Manu Smriti III.55-59
Islam teaches us that in the sight of God, Allah Almighty says that all people are equal, regardless of gender. Although, people are not necessarily identical. There are differences of abilities, potentials, ambitions, wealth and so on. Reference is made to men and women through their attributes and deeds. Spiritual equality, responsibility and accountability for both men and women, is a well-developed theme in the Quran. Spiritual equality between men and women in the sight of God is not limited to purely spiritual or religious issues, but is the basis for equality in all temporal aspects of human endeavour.
"I shall not lose sight of the labour of any of you who labours in My way, be it man or woman; each of you is equal to the other." (3:195) Surah Ali Imran (Family of Imran)
"The Believers, men and women, are protectors one of another." At-Tawbah 9:71
The Jewish tradition views all human beings - men, women and children - as being created in God’s image.

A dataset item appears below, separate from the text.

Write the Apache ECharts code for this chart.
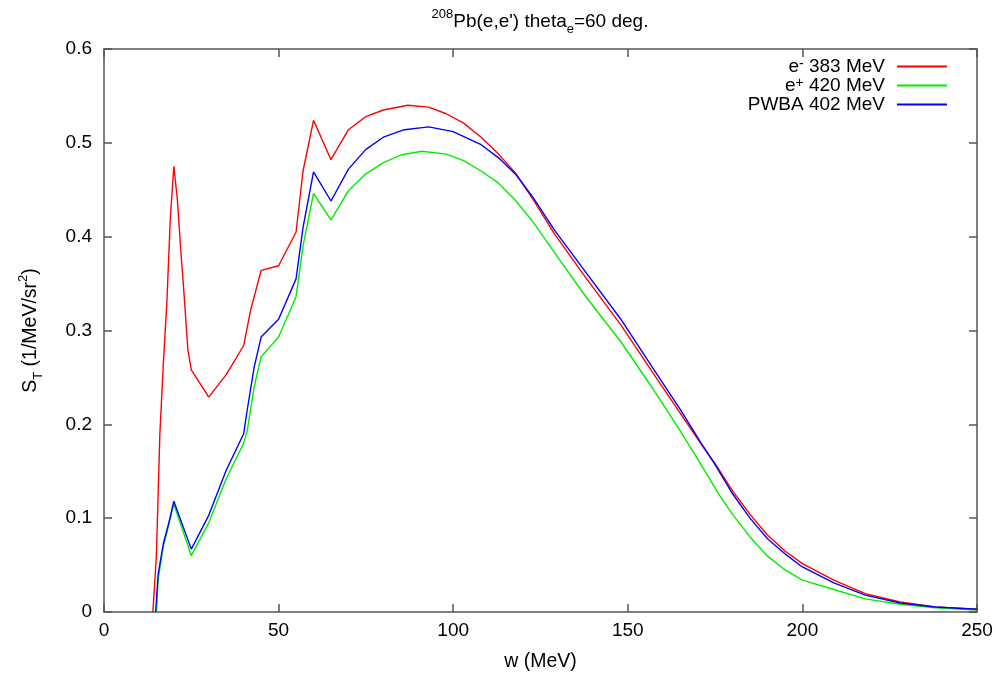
<!DOCTYPE html>
<html>
<head>
<meta charset="utf-8">
<script src="https://cdn.jsdelivr.net/npm/echarts@6/dist/echarts.min.js"></script>
<style>
  html, body { margin: 0; padding: 0; background: #fff; }
  #main { width: 996px; height: 673px; }
</style>
</head>
<body>
<div id="main"></div>
<script>
// data: [w (MeV), S_T]
var eMinus383 = [
    [14, 0], [15, 0.06], [16, 0.19], [17, 0.265], [18, 0.33], [19, 0.42], [20, 0.475],
    [21, 0.44], [22, 0.385], [23, 0.335], [24, 0.28], [25, 0.258], [30, 0.229], [35, 0.253],
    [40, 0.284], [42, 0.322], [45, 0.364], [50, 0.369], [55, 0.405], [57, 0.47], [60, 0.524],
    [65, 0.482], [70, 0.514], [75, 0.528], [80, 0.535], [87, 0.540], [93, 0.538], [98, 0.531],
    [103, 0.521], [108, 0.506], [113, 0.488], [118, 0.467], [123, 0.439], [129, 0.403],
    [138, 0.356], [148, 0.306], [157, 0.256], [165, 0.212], [171, 0.179], [175, 0.158],
    [180, 0.129], [185, 0.104], [190, 0.082], [195, 0.065], [200, 0.0515], [209, 0.034],
    [218, 0.0196], [228, 0.0107], [238, 0.0055], [250, 0.003]
];
var ePlus420 = [
    [15, 0], [15.5, 0.035], [17, 0.07], [18.5, 0.092], [20, 0.115], [25, 0.06], [30, 0.095],
    [35, 0.142], [40, 0.18], [41, 0.193], [43, 0.24], [45, 0.272], [50, 0.293], [55, 0.336],
    [57, 0.39], [60, 0.446], [65, 0.418], [70, 0.449], [75, 0.467], [80, 0.479], [85, 0.487],
    [91, 0.491], [98, 0.488], [103, 0.481], [108, 0.47], [113, 0.457], [118, 0.438],
    [123, 0.415], [129, 0.383], [138, 0.336], [148, 0.288], [157, 0.239], [165, 0.193],
    [171, 0.157], [176, 0.126], [180, 0.104], [185, 0.08], [190, 0.0595], [195, 0.045],
    [200, 0.034], [209, 0.024], [218, 0.014], [228, 0.0082], [238, 0.0045], [250, 0.002]
];
var pwba402 = [
    [14.8, 0], [15.5, 0.04], [17, 0.073], [18.5, 0.094], [20, 0.118], [25, 0.067], [30, 0.103],
    [35, 0.151], [40, 0.19], [41, 0.215], [43, 0.261], [45, 0.293], [50, 0.312], [55, 0.355],
    [57, 0.41], [60, 0.469], [65, 0.438], [70, 0.472], [75, 0.493], [80, 0.506], [86, 0.514],
    [93, 0.517], [100, 0.512], [108, 0.498], [113, 0.484], [118, 0.466], [123, 0.441],
    [129, 0.407], [138, 0.362], [148, 0.312], [157, 0.261], [165, 0.216], [171, 0.18],
    [175, 0.157], [180, 0.126], [185, 0.1], [190, 0.078], [195, 0.062], [200, 0.048],
    [209, 0.031], [218, 0.018], [228, 0.0096], [238, 0.0053], [250, 0.003]
];
var seriesNames = ['e- 383 MeV', 'e+ 420 MeV', 'PWBA 402 MeV'];
var seriesColors = ['#ff0000', '#00ee00', '#0000ff'];

var font = 'Liberation Sans, Arial, sans-serif';
var axisColor = '#555';

var chartDom = document.getElementById('main');
var myChart = echarts.init(chartDom);

// top / right axes only draw the frame and the inward ticks
function frameAxis(pos) {
    var isX = pos === 'top';
    return {
        type: 'value', position: pos, min: 0, max: isX ? 250 : 0.6,
        interval: isX ? 50 : 0.1,
        axisLine: { show: true, onZero: false, lineStyle: { color: axisColor, width: 1.5 } },
        axisTick: { show: true, inside: true, length: 8, lineStyle: { color: axisColor, width: 1.5 } },
        axisLabel: { show: false },
        splitLine: { show: false }
    };
}

var option = {
    animation: false,
    backgroundColor: '#fff',
    title: {
        text: '{sup|208}{b|Pb(e,e\') theta}{sub|e}{b|=60 deg.}',
        left: 535,
        textAlign: 'center',
        top: 3,
        textStyle: {
            fontWeight: 'normal',
            rich: {
                b: { fontFamily: font, fontSize: 19, fontWeight: 'normal', color: '#000', lineHeight: 28, verticalAlign: 'middle' },
                sup: { fontFamily: font, fontSize: 13, fontWeight: 'normal', color: '#000', verticalAlign: 'top' },
                sub: { fontFamily: font, fontSize: 13, fontWeight: 'normal', color: '#000', verticalAlign: 'bottom' }
            }
        }
    },
    legend: {
        orient: 'vertical',
        right: 44,
        top: 52,
        align: 'right',
        itemWidth: 50,
        itemHeight: 2,
        itemGap: 0,
        icon: 'rect',
        data: seriesNames,
        formatter: function (name) {
            if (name === seriesNames[0]) return '{b|e}{sup|-}{b| 383 MeV}{gap|}';
            if (name === seriesNames[1]) return '{b|e}{sup|+}{b| 420 MeV}{gap|}';
            return '{b|PWBA 402 MeV}{gap|}';
        },
        textStyle: {
            rich: {
                b: { fontFamily: font, fontSize: 19, color: '#000', lineHeight: 18.5, verticalAlign: 'middle' },
                sup: { fontFamily: font, fontSize: 14, color: '#000', verticalAlign: 'top' },
                gap: { width: 7 }
            }
        }
    },
    grid: { left: 104, right: 19, top: 49, bottom: 61, containLabel: false, outerBoundsMode: 'none' },
    xAxis: [{
        type: 'value',
        min: 0,
        max: 250,
        interval: 50,
        name: 'w (MeV)',
        nameLocation: 'middle',
        nameGap: 40,
        nameTextStyle: { fontFamily: font, fontSize: 19.5, color: '#000' },
        axisLine: { show: true, onZero: false, lineStyle: { color: axisColor, width: 1.5 } },
        axisTick: { show: true, inside: true, length: 8, lineStyle: { color: axisColor, width: 1.5 } },
        axisLabel: { fontFamily: font, fontSize: 19, color: '#000', margin: 9 },
        splitLine: { show: false }
    }, frameAxis('top')],
    yAxis: [{
        type: 'value',
        min: 0,
        max: 0.6,
        interval: 0.1,
        name: '{b|S}{sub|T}{b| (1/MeV/sr}{sup|2}{b|)}',
        nameLocation: 'middle',
        nameGap: 59,
        nameTextStyle: {
            rich: {
                b: { fontFamily: font, fontSize: 19.5, color: '#000', lineHeight: 28, verticalAlign: 'middle' },
                sup: { fontFamily: font, fontSize: 13, color: '#000', verticalAlign: 'top' },
                sub: { fontFamily: font, fontSize: 13, color: '#000', verticalAlign: 'bottom' }
            }
        },
        axisLine: { show: true, onZero: false, lineStyle: { color: axisColor, width: 1.5 } },
        axisTick: { show: true, inside: true, length: 8, lineStyle: { color: axisColor, width: 1.5 } },
        axisLabel: { fontFamily: font, fontSize: 19, color: '#000', margin: 12 },
        splitLine: { show: false }
    }, frameAxis('right')],
    series: [
        { name: seriesNames[0], type: 'line', data: eMinus383 },
        { name: seriesNames[1], type: 'line', data: ePlus420 },
        { name: seriesNames[2], type: 'line', data: pwba402 }
    ].map(function (s, i) {
        s.showSymbol = false;
        s.symbol = 'none';
        s.color = seriesColors[i];
        s.lineStyle = { color: seriesColors[i], width: 1.4 };
        return s;
    })
};

myChart.setOption(option);
</script>
</body>
</html>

Undermining the dignity and autonomy of women through control and violence is morally repugnant and has no place in Judaism. Jewish law fosters the belief that men and women are equal partners within the family unit, and men must behave with the utmost respect to their partners.
"A husband should love his wife as much as he does himself and should respect her more than he respects himself." Yevomot 62b
"A sage said that a man should be meticulous in giving proper respect to his wife, because the blessing of the household is by virtue of the wife." Bava Metzia 59a
Sathya Sai promotes respect and equality of men, women and children through a feeling of connection to one’s religion, to maintain the love, peace and harmony in the family circle. The key themes in Sri Sathya Sai teachings are living the five human values of truth, peace, love, right conduct and nonviolence.
“LOVE IS THE KEY...Love is all embracing; it cannot be confined to one person and denied to another. It is a current that flows through all both men and women. Love leads to expansion. Hatred leads to fear...” Sathya Sai Baba
“When there is harmony in the home, there will be order in the nation. When there is order in the nation, there will be PEACE in the world.” Sri Sathya Sai Baba
Sri Sathya Sai Baba teaches of the value of women, stating that ‘women have a vital role to play in the world.
Sikhism is built on the foundation of equality for all human, irrespective of gender, faith, caste, or creed. Women have equal status in every social, cultural and religious matters in the Sikh faith, where women play as an important role as any male in the Sikh faith.
“We are born of woman, we are conceived in the womb of woman, we are engaged and married to woman. We make friendship with woman and the lineage continued because of woman. When one woman dies, we take another one, we are bound with the world through woman. Why should we talk ill of her, who gives birth to kings? The woman is born from woman; there is none without her. Guru Nanak says, Only the One True Lord is without woman.”